Here’s Why the ‘Simpsons’ Showrunner Worried That the Show Might Predict Its Own Demise This Season

The much-publicized Season 36 premiere ‘Bart’s Birthday’ could have predicted the actual end of ‘The Simpsons’

Every Twitter user who is vaguely aware of The Simpsons knows that the show is, supposedly, a soothsaying sitcom that’s predicted every major world event since 1989, but The Simpsons vision of the future may still yet hold the worst disaster of all — the death of The Simpsons.

Showrunner Matt Selman has long pushed back against bogus claims that there are secret portents of specific future disasters hidden in the 677 episodes of The Simpsons. Still, when the show’s 36th season kicked off with a massively meta commentary on the cultural conversation about the current state of the series back on September 29th, Selman worried that a single slip-up could seal the show’s fate forever.

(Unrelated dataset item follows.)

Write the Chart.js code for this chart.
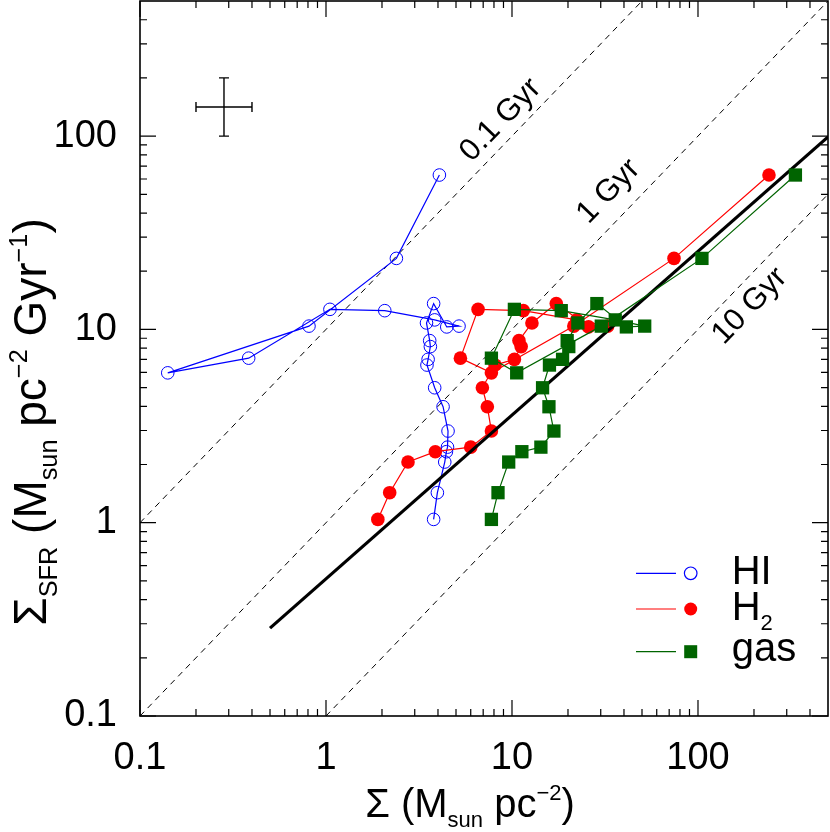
<!DOCTYPE html>
<html>
<head>
<meta charset="utf-8">
<style>
  html, body { margin: 0; padding: 0; background: #fff; }
  #wrap { width: 830px; height: 832px; }
</style>
<script src="https://cdn.jsdelivr.net/npm/chart.js@4.4.0/dist/chart.umd.min.js"></script>
</head>
<body>
<div id="wrap"><canvas id="ksChart" width="830" height="832"></canvas></div>
<script>
// ------------------------------------------------------------
// DATA (radial bins, in the order the lines join them)
// ------------------------------------------------------------
const sfr      = [62.9, 23.3, 10.4, 5.96, 7.10, 12.7, 12.5, 11.2, 10.4, 10.3, 13.6, 10.8,
                  8.75, 8.15, 7.00, 6.54, 4.99, 3.98, 2.98, 2.46, 2.33, 2.06, 1.43, 1.04];
const hiSigma  = [4.07, 2.39, 0.81, 0.141, 0.384, 1.05, 2.07, 3.84, 5.19, 4.46, 3.79, 3.47,
                  3.61, 3.64, 3.54, 3.49, 3.84, 4.26, 4.53, 4.50, 4.44, 4.35, 3.97, 3.79];
const h2Sigma  = [240.8, 74.3, 21.5, 7.75, 5.28, 6.57, 11.5, 22.3, 32.7, 25.8, 17.3, 12.8,
                  10.9, 11.2, 10.3, 8.11, 6.93, 7.37, 7.75, 6.0, 3.87, 2.76, 2.20, 1.90];
const gasSigma = [334, 105, 30.2, 10.6, 7.75, 10.3, 18.4, 35.9, 51.7, 41.2, 28.6, 22.6,
                  19.8, 20.2, 18.7, 15.9, 14.6, 15.8, 16.8, 14.3, 11.3, 9.6, 8.41, 7.75];

// fitted relation (thick black line)
const fitSigma = [0.5, 500];
const fitSfr   = [0.285, 99];

// constant depletion time lines
const depLabels = ["0.1 Gyr", "1 Gyr", "10 Gyr"];
const dep01Sigma = [0.1, 50],  dep01Sfr = [1, 500];
const dep1Sigma  = [0.1, 500], dep1Sfr  = [0.1, 500];
const dep10Sigma = [1, 500],   dep10Sfr = [0.1, 50];

// typical error bar
const errSigma = [0.2, 0.4];
const errSfr   = [100, 200];

// axis ticks
const xTicks = [0.1, 1, 10, 100];
const yTicks = [0.1, 1, 10, 100];
const tickLabels = { 0.1: "0.1", 1: "1", 10: "10", 100: "100" };

const legendNames = ["HI", "H", "gas"];

// ------------------------------------------------------------
const FONT = "'Liberation Sans', Arial, Helvetica, sans-serif";
const BLUE = "#0000ff", RED = "#ff0000", GREEN = "#006400";

function pts(xs, ys) {
  return xs.map((x, i) => ({ x: x, y: ys[i] }));
}

function minorValues(lo, hi) {
  const out = [];
  for (let e = -1; e <= 2; e++) {
    for (let m = 2; m <= 9; m++) {
      const v = m * Math.pow(10, e);
      if (v > lo && v < hi) out.push(v);
    }
  }
  return out;
}

// text with sub/superscripts: parts = [[text, 'n'|'sub'|'sup'], ...]
function richWidth(ctx, parts, size) {
  let w = 0;
  parts.forEach(p => {
    const s = p[1] === "n" ? size : size * 0.55;
    ctx.font = s + "px " + FONT;
    w += ctx.measureText(p[0]).width;
  });
  return w;
}
function drawRich(ctx, parts, x, y, size) {
  let cx = x;
  parts.forEach(p => {
    const s = p[1] === "n" ? size : size * 0.55;
    ctx.font = s + "px " + FONT;
    let dy = 0;
    if (p[1] === "sub") dy = size * 0.24;
    if (p[1] === "sup") dy = -size * 0.42;
    ctx.fillText(p[0], cx, y + dy);
    cx += ctx.measureText(p[0]).width;
  });
}

const decorations = {
  id: "decorations",
  afterDatasetsDraw(chart) {
    const ctx = chart.ctx;
    const xs = chart.scales.x, ys = chart.scales.y;
    const a = chart.chartArea;
    ctx.save();
    ctx.strokeStyle = "#000";
    ctx.fillStyle = "#000";

    // error bar cross
    const x0 = xs.getPixelForValue(errSigma[0]), x1 = xs.getPixelForValue(errSigma[1]);
    const y0 = ys.getPixelForValue(errSfr[0]), y1 = ys.getPixelForValue(errSfr[1]);
    const xc = xs.getPixelForValue(Math.sqrt(errSigma[0] * errSigma[1]));
    const yc = ys.getPixelForValue(Math.sqrt(errSfr[0] * errSfr[1]));
    ctx.lineWidth = 1.4;
    ctx.beginPath();
    ctx.moveTo(x0, yc); ctx.lineTo(x1, yc);
    ctx.moveTo(x0, yc - 5); ctx.lineTo(x0, yc + 5);
    ctx.moveTo(x1, yc - 5); ctx.lineTo(x1, yc + 5);
    ctx.moveTo(xc, y0); ctx.lineTo(xc, y1);
    ctx.moveTo(xc - 5, y0); ctx.lineTo(xc + 5, y0);
    ctx.moveTo(xc - 5, y1); ctx.lineTo(xc + 5, y1);
    ctx.stroke();

    // depletion time labels, parallel to the dashed lines
    const ang = Math.atan2(ys.getPixelForValue(1) - ys.getPixelForValue(10),
                           xs.getPixelForValue(10) - xs.getPixelForValue(1));
    const anchors = [[8.69, 121], [33.1, 51.7], [190, 13.2]];
    ctx.font = "31px " + FONT;
    ctx.textAlign = "center";
    ctx.textBaseline = "middle";
    anchors.forEach((p, i) => {
      ctx.save();
      ctx.translate(xs.getPixelForValue(p[0]), ys.getPixelForValue(p[1]));
      ctx.rotate(-ang);
      ctx.fillText(depLabels[i], 0, 0);
      ctx.restore();
    });

    // frame
    ctx.lineWidth = 1.6;
    ctx.strokeRect(a.left, a.top, a.right - a.left, a.bottom - a.top);

    // inward ticks on all four sides
    ctx.lineWidth = 1.2;
    ctx.beginPath();
    const tick = (v, len, horiz) => {
      if (horiz) {
        const px = xs.getPixelForValue(v);
        ctx.moveTo(px, a.bottom); ctx.lineTo(px, a.bottom - len);
        ctx.moveTo(px, a.top); ctx.lineTo(px, a.top + len);
      } else {
        const py = ys.getPixelForValue(v);
        ctx.moveTo(a.left, py); ctx.lineTo(a.left + len, py);
        ctx.moveTo(a.right, py); ctx.lineTo(a.right - len, py);
      }
    };
    xTicks.forEach(v => tick(v, 16, true));
    yTicks.forEach(v => tick(v, 16, false));
    minorValues(0.1, 500).forEach(v => { tick(v, 7, true); tick(v, 7, false); });
    ctx.stroke();
    ctx.restore();
  },
  afterDraw(chart) {
    const ctx = chart.ctx;
    ctx.save();
    ctx.fillStyle = "#000";
    ctx.textAlign = "left";
    ctx.textBaseline = "alphabetic";

    // x title
    const xt = [["\u03A3 (M", "n"], ["sun", "sub"], [" pc", "n"], ["\u22122", "sup"], [")", "n"]];
    const xw = richWidth(ctx, xt, 40);
    drawRich(ctx, xt, 470 - xw / 2, 817, 40);

    // y title
    const yt = [["\u03A3", "n"], ["SFR", "sub"], [" (M", "n"], ["sun", "sub"], [" pc", "n"],
                ["\u22122", "sup"], [" Gyr", "n"], ["\u22121", "sup"], [")", "n"]];
    const yw = richWidth(ctx, yt, 46);
    ctx.save();
    ctx.translate(46, 422);
    ctx.rotate(-Math.PI / 2);
    drawRich(ctx, yt, -yw / 2, 0, 46);
    ctx.restore();

    // legend
    const rows = [
      { y: 573.3, base: 584, color: BLUE, mark: "open" },
      { y: 609, base: 620, color: RED, mark: "dot" },
      { y: 651.7, base: 661, color: GREEN, mark: "square" }
    ];
    rows.forEach((r, i) => {
      ctx.strokeStyle = r.color;
      ctx.fillStyle = r.color;
      ctx.lineWidth = 1.2;
      ctx.beginPath();
      ctx.moveTo(636, r.y); ctx.lineTo(676, r.y);
      ctx.stroke();
      if (r.mark === "open") {
        ctx.beginPath(); ctx.arc(690.7, r.y, 6.3, 0, 2 * Math.PI); ctx.stroke();
      } else if (r.mark === "dot") {
        ctx.beginPath(); ctx.arc(690.7, r.y, 6.5, 0, 2 * Math.PI); ctx.fill();
      } else {
        ctx.fillRect(684.2, r.y - 6.5, 13, 13);
      }
      ctx.fillStyle = "#000";
      if (i === 1) {
        drawRich(ctx, [[legendNames[i], "n"], ["2", "sub"]], 731.7, r.base, 40);
      } else {
        ctx.font = "40px " + FONT;
        ctx.fillText(legendNames[i], 731.7, r.base);
      }
    });
    ctx.restore();
  }
};

const dashedStyle = {
  showLine: true, borderColor: "#000", borderWidth: 1, borderDash: [6, 5],
  pointRadius: 0, order: 10
};

new Chart(document.getElementById("ksChart").getContext("2d"), {
  type: "scatter",
  data: {
    datasets: [
      Object.assign({ label: "0.1 Gyr", data: pts(dep01Sigma, dep01Sfr) }, dashedStyle),
      Object.assign({ label: "1 Gyr", data: pts(dep1Sigma, dep1Sfr) }, dashedStyle),
      Object.assign({ label: "10 Gyr", data: pts(dep10Sigma, dep10Sfr) }, dashedStyle),
      {
        label: "HI",
        data: pts(hiSigma, sfr),
        showLine: true,
        borderColor: BLUE,
        borderWidth: 1.2,
        pointStyle: "circle",
        pointRadius: 6.3,
        pointBorderWidth: 1,
        pointBorderColor: BLUE,
        pointBackgroundColor: "rgba(0,0,0,0)",
        order: 5
      },
      {
        label: "H2",
        data: pts(h2Sigma, sfr),
        showLine: true,
        borderColor: RED,
        borderWidth: 1.2,
        pointStyle: "circle",
        pointRadius: 6.8,
        pointBorderWidth: 0,
        pointBackgroundColor: RED,
        order: 4
      },
      {
        label: "fit",
        data: pts(fitSigma, fitSfr),
        showLine: true,
        borderColor: "#000",
        borderWidth: 3.2,
        pointRadius: 0,
        order: 3
      },
      {
        label: "gas",
        data: pts(gasSigma, sfr),
        showLine: true,
        borderColor: GREEN,
        borderWidth: 1.2,
        pointStyle: "rect",
        pointRadius: 9.4,
        pointBorderWidth: 0,
        pointBackgroundColor: GREEN,
        order: 2
      }
    ]
  },
  options: {
    responsive: false,
    animation: false,
    events: [],
    layout: { autoPadding: false, padding: { top: 1, right: 2, left: 0, bottom: 0 } },
    plugins: { legend: { display: false }, tooltip: { enabled: false } },
    scales: {
      x: {
        type: "logarithmic",
        min: 0.1,
        max: 500,
        grid: { display: false },
        border: { display: false },
        afterBuildTicks: s => { s.ticks = xTicks.map(v => ({ value: v })); },
        afterFit: s => {
          s.height = 116;
          s.paddingLeft = 0; s.paddingRight = 0; s.paddingTop = 0; s.paddingBottom = 0;
        },
        ticks: {
          autoSkip: false, maxRotation: 0, padding: 12, color: "#000",
          font: { family: FONT, size: 38 },
          callback: v => tickLabels[v] || ""
        }
      },
      y: {
        type: "logarithmic",
        min: 0.1,
        max: 500,
        grid: { display: false },
        border: { display: false },
        afterBuildTicks: s => { s.ticks = yTicks.map(v => ({ value: v })); },
        afterFit: s => {
          s.width = 140;
          s.paddingLeft = 0; s.paddingRight = 0; s.paddingTop = 0; s.paddingBottom = 0;
        },
        ticks: {
          autoSkip: false, padding: 15, color: "#000",
          font: { family: FONT, size: 38 },
          callback: v => tickLabels[v] || ""
        }
      }
    }
  },
  plugins: [decorations]
});
</script>
</body>
</html>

In “Bart’s Birthday,” every A-list celebrity who has ever appeared in a Simpsons episode showed up to a red-carpet event billed as the Simpsons series finale, with master-of-ceremonies Conan O’Brien guiding the crowd (and the viewers at home) through a hackneyed, sentimental and wholly unsuccessful attempt to tie up every single Simpsons plot line at once that satirized the dumbest social media narratives surrounding the show, including its many thousands of “predictions.”

In a PEOPLE article somewhat ironically titled “The Simpsons Showrunner Breaks Down the Method to the Animated Series Continually Predicting Future Events,” Selman once again downplayed his show’s ability to see the future through satire, chalking up with “predictive” qualities to filling the writers’ room with history buffs who understand the pattern of human stupidity throughout time. 

However, Selman did admit that, if social media caught wind of the finale fake-out ahead of time, “Bart’s Birthday” could very well have set off a chain of events where dumber Simpsons fans took the premise seriously and derailed Season 36 so badly that Fox would end up canceling the show. 

In the interview with PEOPLE, Selman called the idea to start Season 36 with a fake Simpsons finale a bold premise, claiming it really worked beautifully. Selman repeatedly insisted that, despite its billing, “Barts Birthday” is not a finale, just a playful experiment with silliness.

That, of course, is an important distinction for a show thats been on the air for nearly 35 years. Though arguably the majority of self-professed Simpsons fans dont stop to watch every episode of the new seasons as they repeat their favorite quotes from the Golden Age back and forth on Twitter forever, the surprise end of The Simpsons would certainly be a cataclysmic event for Western culture on par with any of the other disasters the show has supposedly foretold. 

As such, Selman made sure the Simpsons team stayed tight-lipped in the lead-up to the star-studded season premiere, telling PEOPLE, My worry is if we let anyone know this idea before it aired, the internet would get confused and it would say The Simpsons is actually ending. And then, somehow that would manifest. We wouldve predicted our famous predictions — we would've predicted our own demise.

The Simpsons did it first” isn’t exactly a new phenomenon in pop culture. In fact, other perennial animated comedies have poked fun at the fact that The Simpsons seems to be ahead of the rest of the zeitgeist by months, years or even decades as was the case in the classic South Park episode “Simpsons Did It.” However, in the nearly eight years since Donald Trump first became president of the United States, an event that a throwaway line in the Simpsons episode “Bart to the Future” foretold back in 2000, Simpsons “predictions” have become their own genre of brainless clickbait as attention-hungry Twitter users capitalize on every highly publicized tragedy by posting an A.I.-generated image showing the Baltimore bridge collapse in the Simpsons art style.

But, in this case, Selman feared that The Simpsons predicting itself could become a very real ouroboros of doom that didn’t need a thousand hashtags and a sensationalized caption to go viral. Thankfully, Simpsons fans understood that “Bart’s Birthday” was a fake finale better than they can spot a fabricated Simpsons screenshot showing Marge and Lisa calling the cops on a Diddy freak-off party.